I had my surgery on 1/19/11. I had planned on returning to work today, 1/25/11. I tried, I really did, but I was overly optimistic about my condition so my boss told me I had to stay home and I called in the troops for reinforcement, apologizing for not being fit as a fiddle 6 days after having someone dig around in my neck and removing a rogue gland. This was the response I got from my friend, who really made me look at my unrealistic time line from a new perspective. It certainly made me laugh.. which hurt…but I’ll forgive her.
Oh My Dear Sharon!
The betrayal of one’s intentions by one’s body is always a distressing circumstance. The injustice of it all! That your body might require more than a single week to recover from major surgery is supremely disappointing to all of us who must now groan under the severe weight of holding down the fort in your absence. But, rest assured, we will persevere. We will collect things! We will take attendance! We will patrol bathrooms and root out romantic trysts behind the building! We will even deign to alphabetize if such extreme measures become necessary! We can never replace you (being serious here…), but we can and will hold the pieces together with our bare, white-knuckled hands until you are able to return.
Whew.
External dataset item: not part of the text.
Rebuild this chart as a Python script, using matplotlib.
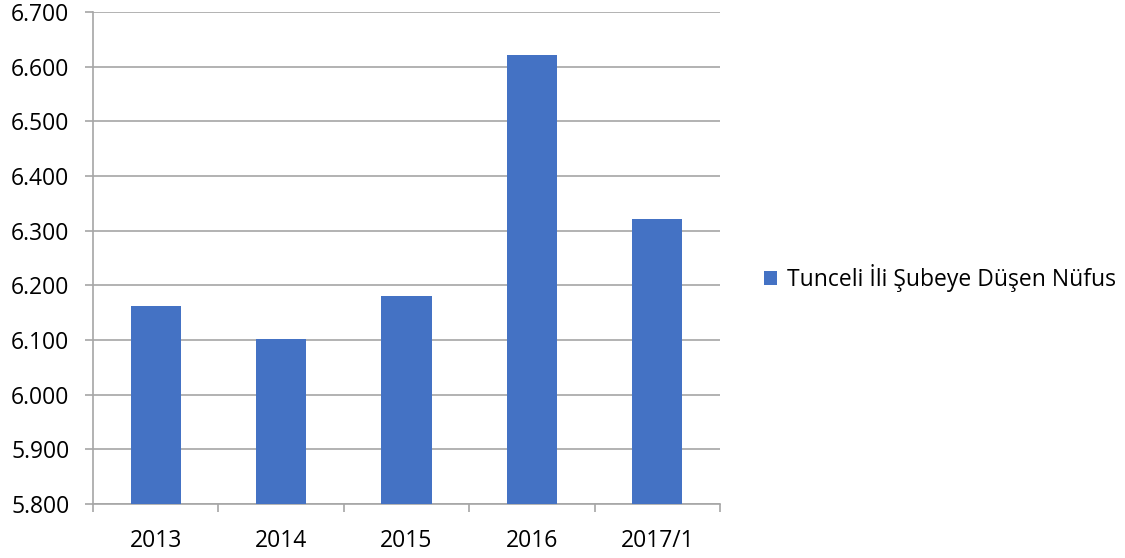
import matplotlib.pyplot as plt
from matplotlib.ticker import FuncFormatter, FixedLocator

# Chart data
years = ["2013", "2014", "2015", "2016", "2017/1"]
population = [6162, 6101, 6180, 6621, 6321]
series_name = "Tunceli İli Şubeye Düşen Nüfus"

bar_color = "#4472C4"
grid_color = "#A6A6A6"

plt.rcParams["font.family"] = ["Open Sans", "DejaVu Sans"]

fig = plt.figure(figsize=(11.25, 5.58), dpi=100)
ax = fig.add_axes([0.0827, 0.0968, 0.5573, 0.8817])

x = range(len(years))
ax.bar(x, population, width=0.4, color=bar_color, label=series_name, zorder=3)

ax.set_xlim(-0.5, len(years) - 0.5)
ax.set_ylim(5800, 6700)
ax.set_yticks(range(5800, 6701, 100))
ax.yaxis.set_major_formatter(FuncFormatter(lambda v, p: f"{v / 1000:.3f}"))
ax.grid(axis="y", color=grid_color, linewidth=1.2, zorder=0)

ax.set_xticks(list(x))
ax.set_xticklabels(years)
ax.xaxis.set_minor_locator(FixedLocator([i - 0.5 for i in range(len(years) + 1)]))
ax.tick_params(axis="x", which="major", length=0, labelsize=16.5, pad=18)
ax.tick_params(axis="x", which="minor", length=6, color=grid_color, width=1.2)
ax.tick_params(axis="y", length=6, color=grid_color, width=1.2, labelsize=16.5, pad=11)

for side in ["top", "right"]:
    ax.spines[side].set_visible(False)
for side in ["left", "bottom"]:
    ax.spines[side].set_color(grid_color)
    ax.spines[side].set_linewidth(1.2)

ax.legend(loc="center left", bbox_to_anchor=(1.055, 0.459), frameon=False, fontsize=16.5,
          handlelength=0.6, handleheight=0.6, handletextpad=0.4, borderaxespad=0)

plt.savefig("out.png", dpi=100)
Now that that’s out of my system, please do feel better soon – it’s terribly dreary without you…
I felt ultimately better that all would be well and indeed, during this friends watch it was. However, just before sitting down to write this, and before tucking myself into bed feeling very tired and more than a little sore— more on that in a bit— I got an email that I’ll paraphrase:
You weren’t there. My child had an unpleasant and unacceptable interaction with two other adolescent children and I’m unhappy about it. This can not occur again. [AGREED] Please know that I’m unhappy that you weren’t there to handle this.
Sigh… this makes me feel bad. I know crud happens, but I like it when I’m there and it doesn’t happen. I really don’t like that a child had a bad experience and I want to make sure it doesn’t occur again.
Now being home for a day doesn’t feel as good as it did.
Oh – what I was talking about when I mentioned I’d get to that other thing up there^…
I was told to take my bandage off today. Really, the incision looks very good and the Dr. did a wonderful job on minimizing the wound. Still it’s a 2 inch cut and without the bandage to stabilize the area, and at this moment, I’m kinda dreading my choice to forego pain meds entirely. So, off to bed with me and hopefully my optimism will be reinstated tomorrow along with the reduction of swelling, altercations and perhaps with the addition of some vodka.